● Requirements:
Carry none of the pictures over; write out the complete data exactly.

--

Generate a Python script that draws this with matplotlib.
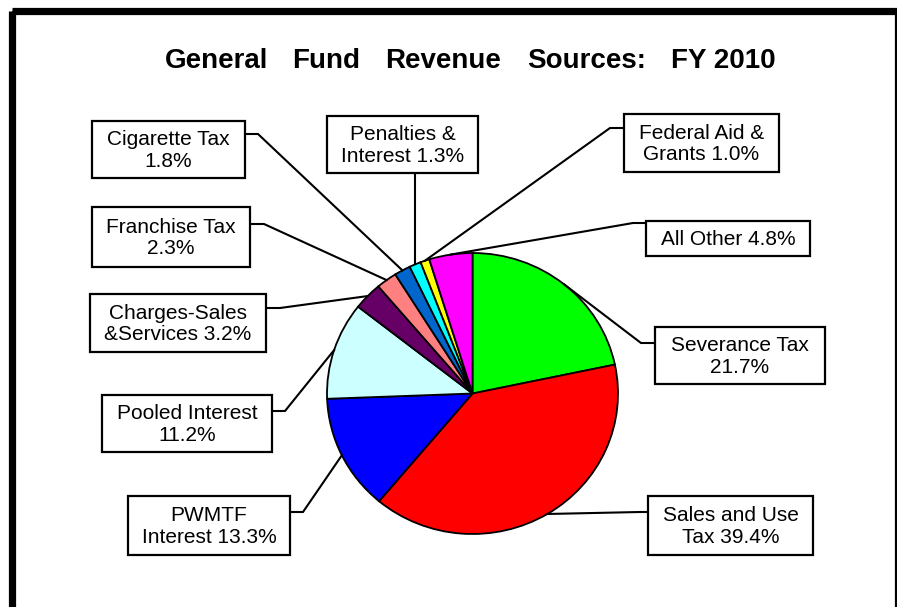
import numpy as np
import matplotlib
matplotlib.use("Agg")
import matplotlib.pyplot as plt
from matplotlib.patches import Rectangle

plt.rcParams['font.family'] = ['Liberation Sans', 'DejaVu Sans']

# data (clockwise from 12 o'clock)
sources = ["Severance Tax", "Sales and Use Tax", "PWMTF Interest", "Pooled Interest",
           "Charges-Sales & Services", "Franchise Tax", "Cigarette Tax",
           "Penalties & Interest", "Federal Aid & Grants", "All Other"]
shares = [21.7, 39.4, 13.3, 11.2, 3.2, 2.3, 1.8, 1.3, 1.0, 4.8]
label_text = ["Severance Tax\n21.7%", "Sales and Use\nTax 39.4%", "PWMTF\nInterest 13.3%",
              "Pooled Interest\n11.2%", "Charges-Sales\n&Services 3.2%", "Franchise Tax\n2.3%",
              "Cigarette Tax\n1.8%", "Penalties &\nInterest 1.3%", "Federal Aid &\nGrants 1.0%",
              "All Other 4.8%"]
colors = ["#00FF00", "#FF0000", "#0000FF", "#CCFFFF", "#660066",
          "#FF8080", "#0066CC", "#00FFFF", "#FFFF00", "#FF00FF"]

title_words = ["General", "Fund", "Revenue", "Sources:", "FY 2010"]
title_x = [217, 326, 443, 587, 723]   # word centres, px

# label boxes in pixels from top-left: x0, y0, x1, y1
boxes = [(655, 327, 825, 384), (648, 496, 813, 555), (128, 496, 290, 555),
         (102, 395, 272, 452), (90, 294, 266, 352), (92, 207, 250, 267),
         (92, 121, 245, 178), (327, 116, 478, 173), (624, 114, 779, 172),
         (646, 221, 810, 256)]
# (start x, start y, stub x) ; None -> vertical from box bottom
leaders = [(655, 343, 641), (648, 512, 640), (290, 512, 303), (272, 411, 285),
           (266, 308, 280), (250, 224, 264), (245, 134, 258), None,
           (624, 128, 610), (646, 223, 633)]

W, H = 897, 607
fig = plt.figure(figsize=(W / 100, H / 100), dpi=100)

# pie axes (slightly wider than tall, as in the original)
px0, py0, px1, py1 = 327, 253, 618, 534
ax = fig.add_axes([px0 / W, (H - py1) / H, (px1 - px0) / W, (py1 - py0) / H])
wedges, _ = ax.pie(shares, colors=colors, startangle=90, counterclock=False,
                   wedgeprops=dict(edgecolor="black", linewidth=1.3))
ax.set_aspect('auto')
ax.set_xlim(-1, 1)
ax.set_ylim(-1, 1)
ax.axis('off')

# overlay in pixel coordinates
ov = fig.add_axes([0, 0, 1, 1], zorder=5)
ov.set_xlim(0, W)
ov.set_ylim(H, 0)
ov.axis('off')

# outer frame (right and bottom edges run off the picture)
ov.add_patch(Rectangle((11.5, 11), 886, 700, fill=False, edgecolor="black",
                       linewidth=5.2, clip_on=False))

for word, x in zip(title_words, title_x):
    ov.text(x, 68, word, ha="center", va="baseline", fontsize=20, fontweight="bold")

to_ov = ax.transData + ov.transData.inverted()
for w, txt, box, ld in zip(wedges, label_text, boxes, leaders):
    mid = np.deg2rad((w.theta1 + w.theta2) / 2)
    ex, ey = to_ov.transform((np.cos(mid), np.sin(mid)))
    x0, y0, x1, y1 = box
    if ld is None:
        xs, ys = [ex, ex], [y1, ey]
    else:
        sx, sy, stx = ld
        xs, ys = [sx, stx, ex], [sy, sy, ey]
    ov.plot(xs, ys, color="black", linewidth=1.5, zorder=2, solid_joinstyle="miter")
    ov.add_patch(Rectangle((x0, y0), x1 - x0, y1 - y0, facecolor="white",
                           edgecolor="black", linewidth=1.6, zorder=3))
    ov.text((x0 + x1) / 2, (y0 + y1) / 2 + 1, txt, ha="center", va="center",
            fontsize=15, linespacing=1.18, zorder=4)

fig.savefig("out.png", dpi=100)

--

● Solved exercise:
Generate a Python script that draws this with matplotlib.
import numpy as np
import matplotlib
matplotlib.use("Agg")
import matplotlib.pyplot as plt
from matplotlib.patches import Rectangle

plt.rcParams['font.family'] = ['Liberation Sans', 'DejaVu Sans']

# data (clockwise from 12 o'clock)
sources = ["Severance Tax", "Sales and Use Tax", "PWMTF Interest", "Pooled Interest",
           "Charges-Sales & Services", "Franchise Tax", "Cigarette Tax",
           "Penalties & Interest", "Federal Aid & Grants", "All Other"]
shares = [21.7, 39.4, 13.3, 11.2, 3.2, 2.3, 1.8, 1.3, 1.0, 4.8]
label_text = ["Severance Tax\n21.7%", "Sales and Use\nTax 39.4%", "PWMTF\nInterest 13.3%",
              "Pooled Interest\n11.2%", "Charges-Sales\n&Services 3.2%", "Franchise Tax\n2.3%",
              "Cigarette Tax\n1.8%", "Penalties &\nInterest 1.3%", "Federal Aid &\nGrants 1.0%",
              "All Other 4.8%"]
colors = ["#00FF00", "#FF0000", "#0000FF", "#CCFFFF", "#660066",
          "#FF8080", "#0066CC", "#00FFFF", "#FFFF00", "#FF00FF"]

title_words = ["General", "Fund", "Revenue", "Sources:", "FY 2010"]
title_x = [217, 326, 443, 587, 723]   # word centres, px

# label boxes in pixels from top-left: x0, y0, x1, y1
boxes = [(655, 327, 825, 384), (648, 496, 813, 555), (128, 496, 290, 555),
         (102, 395, 272, 452), (90, 294, 266, 352), (92, 207, 250, 267),
         (92, 121, 245, 178), (327, 116, 478, 173), (624, 114, 779, 172),
         (646, 221, 810, 256)]
# (start x, start y, stub x) ; None -> vertical from box bottom
leaders = [(655, 343, 641), (648, 512, 640), (290, 512, 303), (272, 411, 285),
           (266, 308, 280), (250, 224, 264), (245, 134, 258), None,
           (624, 128, 610), (646, 223, 633)]

W, H = 897, 607
fig = plt.figure(figsize=(W / 100, H / 100), dpi=100)

# pie axes (slightly wider than tall, as in the original)
px0, py0, px1, py1 = 327, 253, 618, 534
ax = fig.add_axes([px0 / W, (H - py1) / H, (px1 - px0) / W, (py1 - py0) / H])
wedges, _ = ax.pie(shares, colors=colors, startangle=90, counterclock=False,
                   wedgeprops=dict(edgecolor="black", linewidth=1.3))
ax.set_aspect('auto')
ax.set_xlim(-1, 1)
ax.set_ylim(-1, 1)
ax.axis('off')

# overlay in pixel coordinates
ov = fig.add_axes([0, 0, 1, 1], zorder=5)
ov.set_xlim(0, W)
ov.set_ylim(H, 0)
ov.axis('off')

# outer frame (right and bottom edges run off the picture)
ov.add_patch(Rectangle((11.5, 11), 886, 700, fill=False, edgecolor="black",
                       linewidth=5.2, clip_on=False))

for word, x in zip(title_words, title_x):
    ov.text(x, 68, word, ha="center", va="baseline", fontsize=20, fontweight="bold")

to_ov = ax.transData + ov.transData.inverted()
for w, txt, box, ld in zip(wedges, label_text, boxes, leaders):
    mid = np.deg2rad((w.theta1 + w.theta2) / 2)
    ex, ey = to_ov.transform((np.cos(mid), np.sin(mid)))
    x0, y0, x1, y1 = box
    if ld is None:
        xs, ys = [ex, ex], [y1, ey]
    else:
        sx, sy, stx = ld
        xs, ys = [sx, stx, ex], [sy, sy, ey]
    ov.plot(xs, ys, color="black", linewidth=1.5, zorder=2, solid_joinstyle="miter")
    ov.add_patch(Rectangle((x0, y0), x1 - x0, y1 - y0, facecolor="white",
                           edgecolor="black", linewidth=1.6, zorder=3))
    ov.text((x0 + x1) / 2, (y0 + y1) / 2 + 1, txt, ha="center", va="center",
            fontsize=15, linespacing=1.18, zorder=4)

fig.savefig("out.png", dpi=100)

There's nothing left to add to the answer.